--- Material ---
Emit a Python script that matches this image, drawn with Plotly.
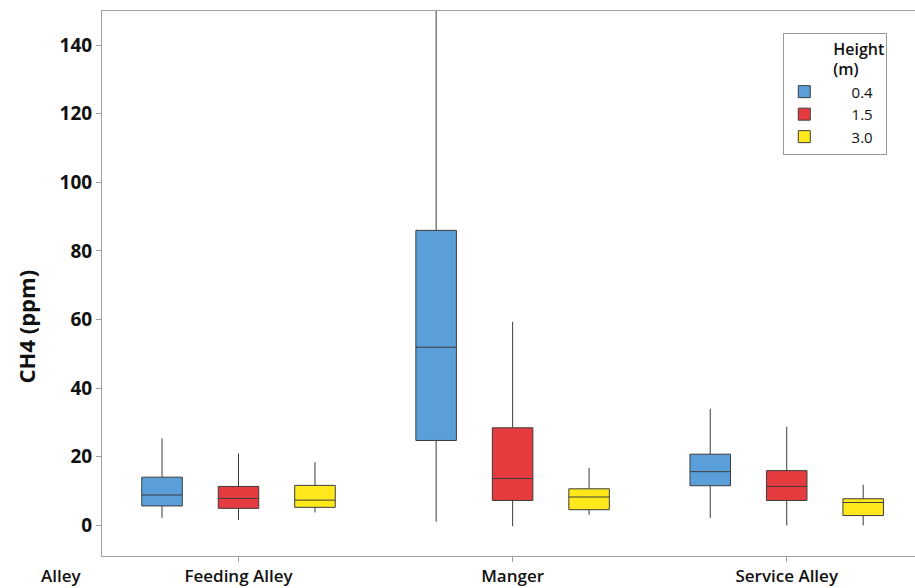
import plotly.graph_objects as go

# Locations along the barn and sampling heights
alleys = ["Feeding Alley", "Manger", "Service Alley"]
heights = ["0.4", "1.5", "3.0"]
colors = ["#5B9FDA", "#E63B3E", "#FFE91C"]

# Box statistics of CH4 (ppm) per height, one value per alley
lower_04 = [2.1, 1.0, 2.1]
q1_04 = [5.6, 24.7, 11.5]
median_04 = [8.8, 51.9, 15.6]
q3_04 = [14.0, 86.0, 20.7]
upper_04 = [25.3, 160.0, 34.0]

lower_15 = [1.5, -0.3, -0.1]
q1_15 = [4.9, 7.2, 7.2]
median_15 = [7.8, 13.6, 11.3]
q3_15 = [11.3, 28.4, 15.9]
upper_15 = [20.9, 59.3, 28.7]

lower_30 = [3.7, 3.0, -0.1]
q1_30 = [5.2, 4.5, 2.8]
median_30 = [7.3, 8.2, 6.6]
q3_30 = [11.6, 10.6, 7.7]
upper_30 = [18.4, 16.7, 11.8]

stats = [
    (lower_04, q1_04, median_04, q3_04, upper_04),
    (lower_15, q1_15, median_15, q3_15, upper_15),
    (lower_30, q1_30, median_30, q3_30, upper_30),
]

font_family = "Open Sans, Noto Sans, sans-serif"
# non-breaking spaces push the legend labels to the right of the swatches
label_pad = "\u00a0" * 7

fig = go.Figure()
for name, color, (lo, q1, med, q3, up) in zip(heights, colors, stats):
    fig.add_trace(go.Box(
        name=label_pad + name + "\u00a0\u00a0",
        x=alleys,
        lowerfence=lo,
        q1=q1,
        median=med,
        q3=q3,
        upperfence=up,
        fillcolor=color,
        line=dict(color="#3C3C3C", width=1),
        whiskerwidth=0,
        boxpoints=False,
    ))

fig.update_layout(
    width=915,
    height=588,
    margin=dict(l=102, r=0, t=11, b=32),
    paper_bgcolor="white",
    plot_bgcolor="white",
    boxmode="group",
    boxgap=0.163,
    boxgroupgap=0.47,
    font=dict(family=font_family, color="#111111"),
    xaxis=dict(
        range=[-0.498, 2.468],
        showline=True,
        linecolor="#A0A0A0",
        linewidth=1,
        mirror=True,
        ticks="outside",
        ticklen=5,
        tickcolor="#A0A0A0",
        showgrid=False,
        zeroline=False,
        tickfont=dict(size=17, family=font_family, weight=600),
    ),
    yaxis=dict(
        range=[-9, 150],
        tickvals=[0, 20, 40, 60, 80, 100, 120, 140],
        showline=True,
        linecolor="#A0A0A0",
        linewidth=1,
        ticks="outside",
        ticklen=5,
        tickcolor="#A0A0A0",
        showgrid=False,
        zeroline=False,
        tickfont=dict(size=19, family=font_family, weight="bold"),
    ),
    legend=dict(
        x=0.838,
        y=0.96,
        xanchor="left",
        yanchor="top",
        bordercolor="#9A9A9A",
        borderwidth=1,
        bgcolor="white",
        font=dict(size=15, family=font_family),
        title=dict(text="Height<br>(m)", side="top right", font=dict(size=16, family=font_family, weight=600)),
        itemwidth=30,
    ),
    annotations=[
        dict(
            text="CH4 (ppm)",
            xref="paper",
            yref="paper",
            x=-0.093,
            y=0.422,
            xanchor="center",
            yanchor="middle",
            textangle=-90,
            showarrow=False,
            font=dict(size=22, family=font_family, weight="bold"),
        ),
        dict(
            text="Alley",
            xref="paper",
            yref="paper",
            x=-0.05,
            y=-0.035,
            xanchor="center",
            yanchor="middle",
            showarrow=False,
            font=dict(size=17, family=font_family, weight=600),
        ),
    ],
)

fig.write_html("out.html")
---
## Problem requirements:
Copy the material above in full and exactly, skipping pictures.

## Reply to the exercise:
Emit a Python script that matches this image, drawn with Plotly.
import plotly.graph_objects as go

# Locations along the barn and sampling heights
alleys = ["Feeding Alley", "Manger", "Service Alley"]
heights = ["0.4", "1.5", "3.0"]
colors = ["#5B9FDA", "#E63B3E", "#FFE91C"]

# Box statistics of CH4 (ppm) per height, one value per alley
lower_04 = [2.1, 1.0, 2.1]
q1_04 = [5.6, 24.7, 11.5]
median_04 = [8.8, 51.9, 15.6]
q3_04 = [14.0, 86.0, 20.7]
upper_04 = [25.3, 160.0, 34.0]

lower_15 = [1.5, -0.3, -0.1]
q1_15 = [4.9, 7.2, 7.2]
median_15 = [7.8, 13.6, 11.3]
q3_15 = [11.3, 28.4, 15.9]
upper_15 = [20.9, 59.3, 28.7]

lower_30 = [3.7, 3.0, -0.1]
q1_30 = [5.2, 4.5, 2.8]
median_30 = [7.3, 8.2, 6.6]
q3_30 = [11.6, 10.6, 7.7]
upper_30 = [18.4, 16.7, 11.8]

stats = [
    (lower_04, q1_04, median_04, q3_04, upper_04),
    (lower_15, q1_15, median_15, q3_15, upper_15),
    (lower_30, q1_30, median_30, q3_30, upper_30),
]

font_family = "Open Sans, Noto Sans, sans-serif"
# non-breaking spaces push the legend labels to the right of the swatches
label_pad = "\u00a0" * 7

fig = go.Figure()
for name, color, (lo, q1, med, q3, up) in zip(heights, colors, stats):
    fig.add_trace(go.Box(
        name=label_pad + name + "\u00a0\u00a0",
        x=alleys,
        lowerfence=lo,
        q1=q1,
        median=med,
        q3=q3,
        upperfence=up,
        fillcolor=color,
        line=dict(color="#3C3C3C", width=1),
        whiskerwidth=0,
        boxpoints=False,
    ))

fig.update_layout(
    width=915,
    height=588,
    margin=dict(l=102, r=0, t=11, b=32),
    paper_bgcolor="white",
    plot_bgcolor="white",
    boxmode="group",
    boxgap=0.163,
    boxgroupgap=0.47,
    font=dict(family=font_family, color="#111111"),
    xaxis=dict(
        range=[-0.498, 2.468],
        showline=True,
        linecolor="#A0A0A0",
        linewidth=1,
        mirror=True,
        ticks="outside",
        ticklen=5,
        tickcolor="#A0A0A0",
        showgrid=False,
        zeroline=False,
        tickfont=dict(size=17, family=font_family, weight=600),
    ),
    yaxis=dict(
        range=[-9, 150],
        tickvals=[0, 20, 40, 60, 80, 100, 120, 140],
        showline=True,
        linecolor="#A0A0A0",
        linewidth=1,
        ticks="outside",
        ticklen=5,
        tickcolor="#A0A0A0",
        showgrid=False,
        zeroline=False,
        tickfont=dict(size=19, family=font_family, weight="bold"),
    ),
    legend=dict(
        x=0.838,
        y=0.96,
        xanchor="left",
        yanchor="top",
        bordercolor="#9A9A9A",
        borderwidth=1,
        bgcolor="white",
        font=dict(size=15, family=font_family),
        title=dict(text="Height<br>(m)", side="top right", font=dict(size=16, family=font_family, weight=600)),
        itemwidth=30,
    ),
    annotations=[
        dict(
            text="CH4 (ppm)",
            xref="paper",
            yref="paper",
            x=-0.093,
            y=0.422,
            xanchor="center",
            yanchor="middle",
            textangle=-90,
            showarrow=False,
            font=dict(size=22, family=font_family, weight="bold"),
        ),
        dict(
            text="Alley",
            xref="paper",
            yref="paper",
            x=-0.05,
            y=-0.035,
            xanchor="center",
            yanchor="middle",
            showarrow=False,
            font=dict(size=17, family=font_family, weight=600),
        ),
    ],
)

fig.write_html("out.html")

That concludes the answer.